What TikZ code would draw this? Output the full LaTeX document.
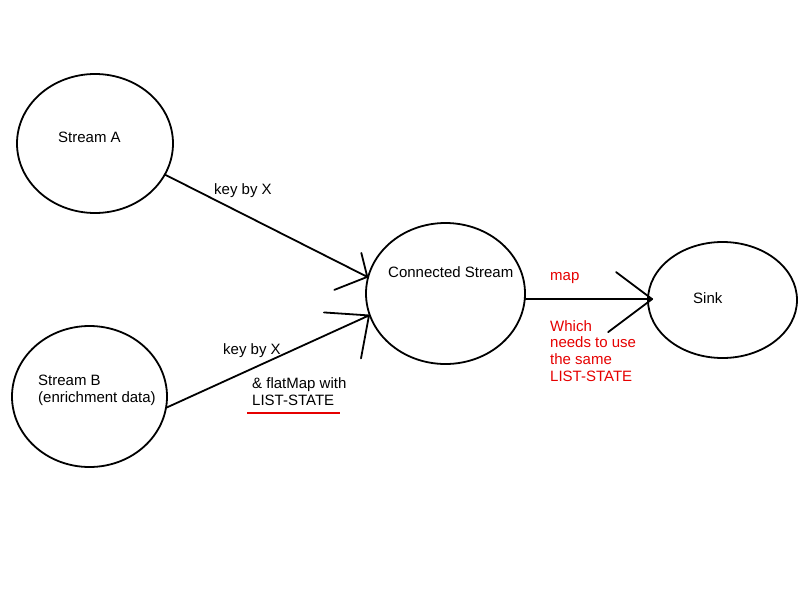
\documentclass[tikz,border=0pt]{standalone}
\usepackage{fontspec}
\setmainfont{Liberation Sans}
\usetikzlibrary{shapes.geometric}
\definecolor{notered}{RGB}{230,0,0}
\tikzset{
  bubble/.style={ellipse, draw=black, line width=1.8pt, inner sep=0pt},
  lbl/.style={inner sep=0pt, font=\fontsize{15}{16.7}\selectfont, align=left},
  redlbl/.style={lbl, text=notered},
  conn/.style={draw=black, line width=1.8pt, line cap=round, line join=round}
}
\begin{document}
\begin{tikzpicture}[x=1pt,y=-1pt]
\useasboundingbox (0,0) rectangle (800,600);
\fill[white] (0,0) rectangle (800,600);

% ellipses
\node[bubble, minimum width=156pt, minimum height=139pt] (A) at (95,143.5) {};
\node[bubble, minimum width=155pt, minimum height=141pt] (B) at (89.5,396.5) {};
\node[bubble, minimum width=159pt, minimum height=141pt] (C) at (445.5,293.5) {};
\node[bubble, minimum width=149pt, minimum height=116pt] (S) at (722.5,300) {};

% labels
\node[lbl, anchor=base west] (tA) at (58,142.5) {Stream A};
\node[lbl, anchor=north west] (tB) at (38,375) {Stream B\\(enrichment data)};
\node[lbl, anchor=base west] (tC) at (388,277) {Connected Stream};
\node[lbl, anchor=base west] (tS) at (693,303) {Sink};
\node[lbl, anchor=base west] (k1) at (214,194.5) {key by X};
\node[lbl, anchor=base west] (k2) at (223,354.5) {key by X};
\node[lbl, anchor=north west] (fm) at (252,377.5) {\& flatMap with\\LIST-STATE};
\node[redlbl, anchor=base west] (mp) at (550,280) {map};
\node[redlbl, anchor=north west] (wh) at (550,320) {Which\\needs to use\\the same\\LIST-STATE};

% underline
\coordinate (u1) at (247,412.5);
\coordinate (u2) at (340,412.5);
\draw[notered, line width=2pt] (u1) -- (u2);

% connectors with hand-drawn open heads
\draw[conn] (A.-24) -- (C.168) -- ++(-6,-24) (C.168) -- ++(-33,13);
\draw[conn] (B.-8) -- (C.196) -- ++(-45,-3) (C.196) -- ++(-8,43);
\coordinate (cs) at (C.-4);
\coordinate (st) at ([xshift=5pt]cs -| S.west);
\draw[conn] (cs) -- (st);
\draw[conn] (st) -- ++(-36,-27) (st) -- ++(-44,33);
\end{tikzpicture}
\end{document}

EXERCISE PROMPT |
Repeat the data exactly in full, omitting its pictures.

TASK RESULT |
What TikZ code would draw this? Output the full LaTeX document.
\documentclass[tikz,border=0pt]{standalone}
\usepackage{fontspec}
\setmainfont{Liberation Sans}
\usetikzlibrary{shapes.geometric}
\definecolor{notered}{RGB}{230,0,0}
\tikzset{
  bubble/.style={ellipse, draw=black, line width=1.8pt, inner sep=0pt},
  lbl/.style={inner sep=0pt, font=\fontsize{15}{16.7}\selectfont, align=left},
  redlbl/.style={lbl, text=notered},
  conn/.style={draw=black, line width=1.8pt, line cap=round, line join=round}
}
\begin{document}
\begin{tikzpicture}[x=1pt,y=-1pt]
\useasboundingbox (0,0) rectangle (800,600);
\fill[white] (0,0) rectangle (800,600);

% ellipses
\node[bubble, minimum width=156pt, minimum height=139pt] (A) at (95,143.5) {};
\node[bubble, minimum width=155pt, minimum height=141pt] (B) at (89.5,396.5) {};
\node[bubble, minimum width=159pt, minimum height=141pt] (C) at (445.5,293.5) {};
\node[bubble, minimum width=149pt, minimum height=116pt] (S) at (722.5,300) {};

% labels
\node[lbl, anchor=base west] (tA) at (58,142.5) {Stream A};
\node[lbl, anchor=north west] (tB) at (38,375) {Stream B\\(enrichment data)};
\node[lbl, anchor=base west] (tC) at (388,277) {Connected Stream};
\node[lbl, anchor=base west] (tS) at (693,303) {Sink};
\node[lbl, anchor=base west] (k1) at (214,194.5) {key by X};
\node[lbl, anchor=base west] (k2) at (223,354.5) {key by X};
\node[lbl, anchor=north west] (fm) at (252,377.5) {\& flatMap with\\LIST-STATE};
\node[redlbl, anchor=base west] (mp) at (550,280) {map};
\node[redlbl, anchor=north west] (wh) at (550,320) {Which\\needs to use\\the same\\LIST-STATE};

% underline
\coordinate (u1) at (247,412.5);
\coordinate (u2) at (340,412.5);
\draw[notered, line width=2pt] (u1) -- (u2);

% connectors with hand-drawn open heads
\draw[conn] (A.-24) -- (C.168) -- ++(-6,-24) (C.168) -- ++(-33,13);
\draw[conn] (B.-8) -- (C.196) -- ++(-45,-3) (C.196) -- ++(-8,43);
\coordinate (cs) at (C.-4);
\coordinate (st) at ([xshift=5pt]cs -| S.west);
\draw[conn] (cs) -- (st);
\draw[conn] (st) -- ++(-36,-27) (st) -- ++(-44,33);
\end{tikzpicture}
\end{document}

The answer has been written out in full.